With more than 15 years of experience in leadership positions in the health care and pharmaceutical industries, Dickerson launched her company two years ago and raised $1.2 million within the first three months.

Dickerson said her strategy was to find “very successful men who believed in me.” Part of the reason she sought out male investors is because few women are willing to invest, which makes it harder for women to acquire venture capital, she said.

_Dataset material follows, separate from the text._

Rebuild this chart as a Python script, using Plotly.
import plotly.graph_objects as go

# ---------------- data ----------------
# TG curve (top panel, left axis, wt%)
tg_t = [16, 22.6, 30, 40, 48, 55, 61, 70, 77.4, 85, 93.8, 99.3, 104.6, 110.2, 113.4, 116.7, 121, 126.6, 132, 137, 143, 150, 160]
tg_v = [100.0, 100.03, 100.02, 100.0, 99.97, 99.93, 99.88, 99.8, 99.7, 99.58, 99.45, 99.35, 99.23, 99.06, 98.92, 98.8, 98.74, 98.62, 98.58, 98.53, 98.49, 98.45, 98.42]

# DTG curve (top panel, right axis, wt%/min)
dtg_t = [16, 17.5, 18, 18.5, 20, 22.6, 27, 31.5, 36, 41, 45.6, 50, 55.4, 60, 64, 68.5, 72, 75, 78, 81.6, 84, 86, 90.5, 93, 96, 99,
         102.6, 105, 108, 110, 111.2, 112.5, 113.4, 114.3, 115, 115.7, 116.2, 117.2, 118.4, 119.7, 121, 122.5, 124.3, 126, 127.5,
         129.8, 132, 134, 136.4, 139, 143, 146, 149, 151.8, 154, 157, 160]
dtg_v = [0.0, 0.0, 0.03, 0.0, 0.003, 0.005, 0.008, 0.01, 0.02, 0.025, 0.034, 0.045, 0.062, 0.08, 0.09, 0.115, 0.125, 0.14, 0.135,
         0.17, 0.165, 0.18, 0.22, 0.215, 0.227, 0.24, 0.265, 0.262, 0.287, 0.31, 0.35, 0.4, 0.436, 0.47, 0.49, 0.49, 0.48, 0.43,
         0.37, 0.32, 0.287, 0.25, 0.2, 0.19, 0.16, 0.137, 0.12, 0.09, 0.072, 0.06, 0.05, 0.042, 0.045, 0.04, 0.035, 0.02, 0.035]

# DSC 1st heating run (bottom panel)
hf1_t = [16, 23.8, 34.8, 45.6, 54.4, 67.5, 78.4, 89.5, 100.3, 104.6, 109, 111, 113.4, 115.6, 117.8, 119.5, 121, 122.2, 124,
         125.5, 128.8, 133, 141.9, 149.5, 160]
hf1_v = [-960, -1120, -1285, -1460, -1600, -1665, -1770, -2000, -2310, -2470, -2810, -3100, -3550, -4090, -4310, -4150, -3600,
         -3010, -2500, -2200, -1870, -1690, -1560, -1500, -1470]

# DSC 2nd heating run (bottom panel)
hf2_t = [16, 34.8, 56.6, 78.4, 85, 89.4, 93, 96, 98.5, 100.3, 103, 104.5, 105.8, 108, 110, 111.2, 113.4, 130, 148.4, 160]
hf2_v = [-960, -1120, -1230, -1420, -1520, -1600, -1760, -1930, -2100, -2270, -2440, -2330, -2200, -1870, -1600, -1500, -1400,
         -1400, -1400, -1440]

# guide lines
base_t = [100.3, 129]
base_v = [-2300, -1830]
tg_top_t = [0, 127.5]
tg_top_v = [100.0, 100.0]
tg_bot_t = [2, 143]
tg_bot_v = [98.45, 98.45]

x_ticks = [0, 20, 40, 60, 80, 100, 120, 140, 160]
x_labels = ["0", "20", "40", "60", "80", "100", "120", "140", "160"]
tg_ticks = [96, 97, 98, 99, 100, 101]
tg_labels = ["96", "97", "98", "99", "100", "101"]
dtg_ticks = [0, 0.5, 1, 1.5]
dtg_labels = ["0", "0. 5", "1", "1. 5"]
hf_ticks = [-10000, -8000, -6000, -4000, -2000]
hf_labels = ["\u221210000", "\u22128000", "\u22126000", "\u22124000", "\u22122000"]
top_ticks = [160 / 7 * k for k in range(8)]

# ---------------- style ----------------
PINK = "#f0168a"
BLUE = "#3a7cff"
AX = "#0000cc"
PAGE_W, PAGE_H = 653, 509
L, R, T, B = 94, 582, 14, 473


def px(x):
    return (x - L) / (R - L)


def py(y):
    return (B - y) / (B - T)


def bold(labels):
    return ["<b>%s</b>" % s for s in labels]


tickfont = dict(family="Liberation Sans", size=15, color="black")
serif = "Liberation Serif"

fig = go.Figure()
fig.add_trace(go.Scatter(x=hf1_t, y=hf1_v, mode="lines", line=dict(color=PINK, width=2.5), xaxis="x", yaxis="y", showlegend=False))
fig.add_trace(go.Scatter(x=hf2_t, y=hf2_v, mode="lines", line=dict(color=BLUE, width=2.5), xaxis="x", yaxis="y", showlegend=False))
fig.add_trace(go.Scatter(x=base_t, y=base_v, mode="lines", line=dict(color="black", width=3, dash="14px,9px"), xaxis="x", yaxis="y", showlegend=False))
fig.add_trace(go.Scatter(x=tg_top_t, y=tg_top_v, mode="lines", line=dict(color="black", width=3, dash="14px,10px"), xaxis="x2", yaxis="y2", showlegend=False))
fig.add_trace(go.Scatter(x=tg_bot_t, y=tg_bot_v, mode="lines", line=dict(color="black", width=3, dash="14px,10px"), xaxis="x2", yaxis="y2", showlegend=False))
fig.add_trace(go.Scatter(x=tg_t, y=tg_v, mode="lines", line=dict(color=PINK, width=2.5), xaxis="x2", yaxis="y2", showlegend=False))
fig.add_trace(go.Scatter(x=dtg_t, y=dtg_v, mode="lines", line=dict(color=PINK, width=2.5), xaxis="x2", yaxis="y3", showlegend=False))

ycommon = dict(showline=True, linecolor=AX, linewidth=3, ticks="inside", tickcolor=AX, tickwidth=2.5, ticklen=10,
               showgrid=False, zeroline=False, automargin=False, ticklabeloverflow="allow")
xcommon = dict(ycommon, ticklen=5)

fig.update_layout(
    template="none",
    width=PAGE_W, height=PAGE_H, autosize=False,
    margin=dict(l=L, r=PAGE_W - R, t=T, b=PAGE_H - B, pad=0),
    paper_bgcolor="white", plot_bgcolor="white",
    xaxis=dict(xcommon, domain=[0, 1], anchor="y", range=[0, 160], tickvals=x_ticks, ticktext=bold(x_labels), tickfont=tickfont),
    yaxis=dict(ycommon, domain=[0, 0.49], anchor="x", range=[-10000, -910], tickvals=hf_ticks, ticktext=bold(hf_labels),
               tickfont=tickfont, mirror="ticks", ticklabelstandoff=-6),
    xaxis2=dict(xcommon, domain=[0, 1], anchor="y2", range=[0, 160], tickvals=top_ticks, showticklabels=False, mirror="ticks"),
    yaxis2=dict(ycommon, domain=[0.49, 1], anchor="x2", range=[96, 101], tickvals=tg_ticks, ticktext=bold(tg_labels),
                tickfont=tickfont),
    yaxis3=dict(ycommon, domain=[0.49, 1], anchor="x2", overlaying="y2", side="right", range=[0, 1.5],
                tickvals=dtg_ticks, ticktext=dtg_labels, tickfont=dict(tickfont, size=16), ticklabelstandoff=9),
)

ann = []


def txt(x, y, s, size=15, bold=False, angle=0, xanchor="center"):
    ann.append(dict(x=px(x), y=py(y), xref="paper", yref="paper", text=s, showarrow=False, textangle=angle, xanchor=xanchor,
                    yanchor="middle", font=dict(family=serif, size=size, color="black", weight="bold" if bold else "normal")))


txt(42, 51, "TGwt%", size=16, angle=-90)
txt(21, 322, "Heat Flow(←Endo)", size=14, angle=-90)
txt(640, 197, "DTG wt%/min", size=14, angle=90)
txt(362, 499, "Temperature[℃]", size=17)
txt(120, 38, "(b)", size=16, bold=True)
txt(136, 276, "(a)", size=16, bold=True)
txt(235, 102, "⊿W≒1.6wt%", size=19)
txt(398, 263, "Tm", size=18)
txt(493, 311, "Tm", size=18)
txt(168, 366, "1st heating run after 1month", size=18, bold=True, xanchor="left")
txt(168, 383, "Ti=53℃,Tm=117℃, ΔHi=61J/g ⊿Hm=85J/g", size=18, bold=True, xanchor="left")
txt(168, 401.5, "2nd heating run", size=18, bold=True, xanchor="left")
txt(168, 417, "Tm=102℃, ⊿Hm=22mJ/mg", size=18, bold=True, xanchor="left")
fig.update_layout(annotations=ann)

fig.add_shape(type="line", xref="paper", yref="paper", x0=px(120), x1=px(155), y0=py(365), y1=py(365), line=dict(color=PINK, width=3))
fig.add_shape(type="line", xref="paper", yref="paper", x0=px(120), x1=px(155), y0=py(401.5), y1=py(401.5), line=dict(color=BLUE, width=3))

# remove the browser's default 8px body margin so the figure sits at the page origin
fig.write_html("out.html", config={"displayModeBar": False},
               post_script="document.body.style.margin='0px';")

“We as women have a responsibility to invest, and until we’re investing at the rate that men are investing, women are still going to be underfunded, because studies have proven over and over again, we invest in people that are like us, because that’s who we relate to,” Dickerson said. “So we as women need to get out there and we need to start researching companies. We need to start putting our money into these companies and supporting these women.”

As vice president of growth and general manager of Texas for Booster Fuels, panelist John Parker is leading the expansion in Texas of a gas fill-up service that brings the gas station to the customer.

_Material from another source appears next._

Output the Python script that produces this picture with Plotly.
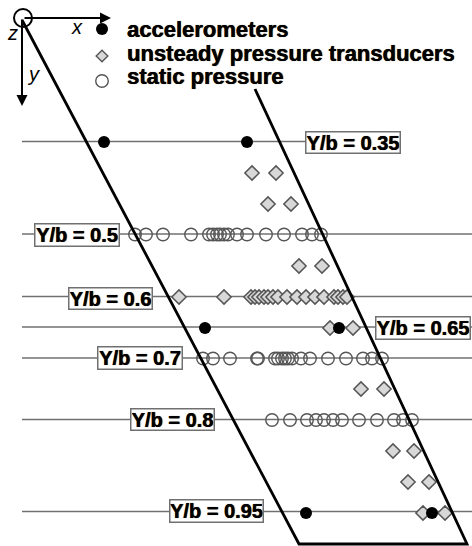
import plotly.graph_objects as go

# Span stations: label, line height, line start
stations = ["Y/b = 0.35", "Y/b = 0.5", "Y/b = 0.6", "Y/b = 0.65", "Y/b = 0.7", "Y/b = 0.8", "Y/b = 0.95"]
station_y = [141.5, 234, 296.5, 327, 358, 419.5, 511.5]
station_end = [306, 472, 472, 472, 472, 472, 472]
line_start = 22

# Planform outline
wing_x = [22, 299, 467, 255]
wing_y = [20, 544, 544, 89]

# Accelerometers
accel_x = [104, 247, 205, 339, 306, 432]
accel_y = [142, 142, 328, 328, 513, 513]

# Unsteady pressure transducers
row06_diamonds_x = [179, 224, 251, 255, 259, 264, 268, 273, 278, 287, 297, 306, 315, 324, 334, 338, 343, 347]
other_diamonds_x = [252, 276, 268, 291, 299, 322, 330, 353, 361, 384, 393, 414, 408, 429, 423, 445]
other_diamonds_y = [173, 173, 204, 204, 266, 266, 328, 328, 389, 389, 451, 451, 482, 482, 513, 513]
row06_y = 297

# Static pressure
row05_x = [135, 146, 163, 191, 209, 213, 217, 220, 224, 228, 237, 247, 266, 284, 302, 312, 321]
row07_x = [203, 213, 230, 257, 258, 275, 278, 282, 285, 288, 292, 301, 310, 328, 346, 363, 372, 382]
row08_x = [272, 290, 307, 316, 324, 333, 342, 359, 377, 394, 403, 412]
row05_y, row07_y, row08_y = 234.5, 358.5, 420

# Legend
legend_labels = ["accelerometers", "unsteady pressure transducers", "static pressure"]

# Label boxes: left, right, top, bottom
box_left = [305, 34, 68, 375, 97, 130, 169]
box_right = [400, 119, 152, 470, 182, 214, 263]
box_top = [131, 223, 287, 316, 346, 408, 499]
box_bottom = [153, 246, 309, 339, 369, 430, 522]

GREY = "#707070"
EDGE = "#555555"
FONT = "Liberation Sans"
HEAVY = "0.4px 0 0.7px rgba(0,0,0,0.85), -0.3px 0 0.5px rgba(0,0,0,0.6)"

fig = go.Figure()

# Station lines
for y, end in zip(station_y, station_end):
    fig.add_trace(go.Scatter(x=[line_start, end], y=[y, y], mode="lines",
                             line=dict(color=GREY, width=1.6), hoverinfo="skip"))

diamond = dict(symbol="diamond", size=11, color="#d8d8d8", line=dict(color=EDGE, width=1.5))
legend_diamond = dict(symbol="diamond", size=9, color="#d8d8d8", line=dict(color=EDGE, width=1.4))
open_circle = dict(symbol="circle-open", size=12.5, color=EDGE, line=dict(color=EDGE, width=1.4))
solid = dict(symbol="circle", size=12, color="black")

fig.add_trace(go.Scatter(x=row06_diamonds_x, y=[row06_y] * len(row06_diamonds_x),
                         mode="markers", marker=diamond, name=legend_labels[1]))
fig.add_trace(go.Scatter(x=other_diamonds_x, y=other_diamonds_y,
                         mode="markers", marker=diamond, name=legend_labels[1]))
for xs, y in ((row05_x, row05_y), (row07_x, row07_y), (row08_x, row08_y)):
    fig.add_trace(go.Scatter(x=xs, y=[y] * len(xs), mode="markers", marker=open_circle,
                             name=legend_labels[2]))
fig.add_trace(go.Scatter(x=accel_x, y=accel_y, mode="markers", marker=solid, name=legend_labels[0]))

# Wing outline
fig.add_trace(go.Scatter(x=wing_x, y=wing_y, mode="lines",
                         line=dict(color="black", width=2.8), hoverinfo="skip"))

# Legend samples
fig.add_trace(go.Scatter(x=[102], y=[29], mode="markers", marker=solid, hoverinfo="skip"))
fig.add_trace(go.Scatter(x=[102], y=[56], mode="markers", marker=legend_diamond, hoverinfo="skip"))
fig.add_trace(go.Scatter(x=[102], y=[81], mode="markers", marker=open_circle, hoverinfo="skip"))

# Origin circle
fig.add_shape(type="circle", x0=14, x1=32, y0=9, y1=27, line=dict(color="black", width=2))

annotations = []

# Axis arrows
for ax, ay, x, y in ((23, 18, 111, 18), (22, 18, 22, 106)):
    annotations.append(dict(x=x, y=y, ax=ax, ay=ay, xref="x", yref="y", axref="x", ayref="y",
                            text="", showarrow=True, arrowhead=2, arrowsize=1.1,
                            arrowwidth=2, arrowcolor="black"))

# Axis letters
for s, x, y in (("x", 77, 27), ("y", 33, 74), ("z", 12, 33)):
    annotations.append(dict(x=x, y=y, xref="x", yref="y", text=f"<i>{s}</i>", showarrow=False,
                            font=dict(family=FONT, size=20, color="black")))

# Legend text
for s, y in zip(legend_labels, (29.5, 53.5, 76.5)):
    annotations.append(dict(x=125, y=y, xref="x", yref="y", text=f"<b>{s}</b>", showarrow=False,
                            xanchor="left", font=dict(family=FONT, size=22, color="black", shadow=HEAVY)))

# Station labels
for s, l, r, t, b in zip(stations, box_left, box_right, box_top, box_bottom):
    annotations.append(dict(x=(l + r) / 2, y=(t + b) / 2, xref="x", yref="y",
                            text=f"<b>{s}</b>", showarrow=False,
                            width=r - l - 2, height=b - t - 2, align="center", valign="middle",
                            borderpad=0, bgcolor="white", bordercolor=GREY, borderwidth=1.5,
                            font=dict(family=FONT, size=20, color="black", shadow=HEAVY)))

fig.update_layout(
    width=472, height=546, autosize=False,
    margin=dict(l=0, r=0, t=0, b=0),
    paper_bgcolor="white", plot_bgcolor="white",
    showlegend=False,
    xaxis=dict(range=[0, 472], visible=False, fixedrange=True),
    yaxis=dict(range=[546, 0], visible=False, fixedrange=True),
    annotations=annotations,
)

fig.write_html("out.html", config=dict(displayModeBar=False),
               post_script="document.body.style.margin='0';")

“It’s the Uber for gas,” said Parker, who was an early employee at Uber Technologies, where he helped expand the Uber’s rides on demand business in the Dallas-Fort Worth area.

Parker has worked closely with AllianceTexas to bring the mobile fuel delivery service to the parking lots of major employers, particularly in North Fort Worth, using a GPS technology like that used by Uber to locate vehicles needing a fill-up. Customers use Booster’s mobile app to request the service, then pay by credit card. Booster matches local service station prices and furnishes the same quality fuel as those stations.

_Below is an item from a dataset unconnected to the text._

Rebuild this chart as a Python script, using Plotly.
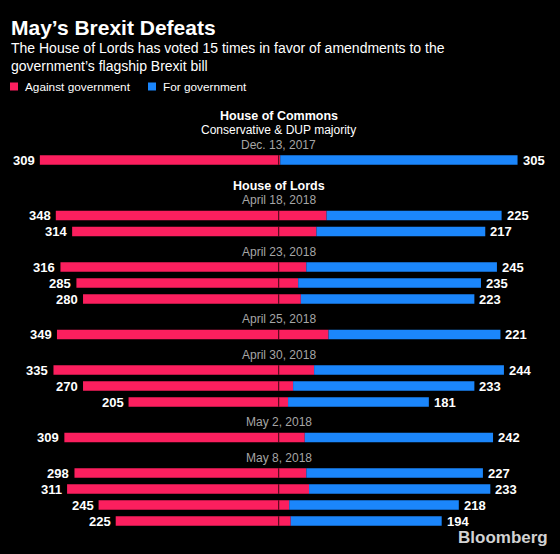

“You basically never need to go a gas station again unless you want a slushee or something like that,” Parker said.

When it comes to support for entrepreneurs and the availability of venture capital, the panelists agreed that efforts underway in Fort Worth are making a positive difference.

“In other cities, I think they may be doing a better job of aligning the resources a little bit better and they’ve made a little bit more progress,” Kreis said. “Fort Worth is trying to achieve that right now.”

Parker’s firm, Booster Fuels, has operations in Silicon Valley, which he described as the epicenter of venture capital but also one of the most difficult places to launch a business.

“We started here, in some respects, because it wasn’t Silicon Valley,” Parker said. “It’s hard to bootstrap and get a true startup business of the ground in a place where the poverty line is like $80,000 a year. Our rent for our office out there is literally seven times what I pay for rent here in the DFW market.”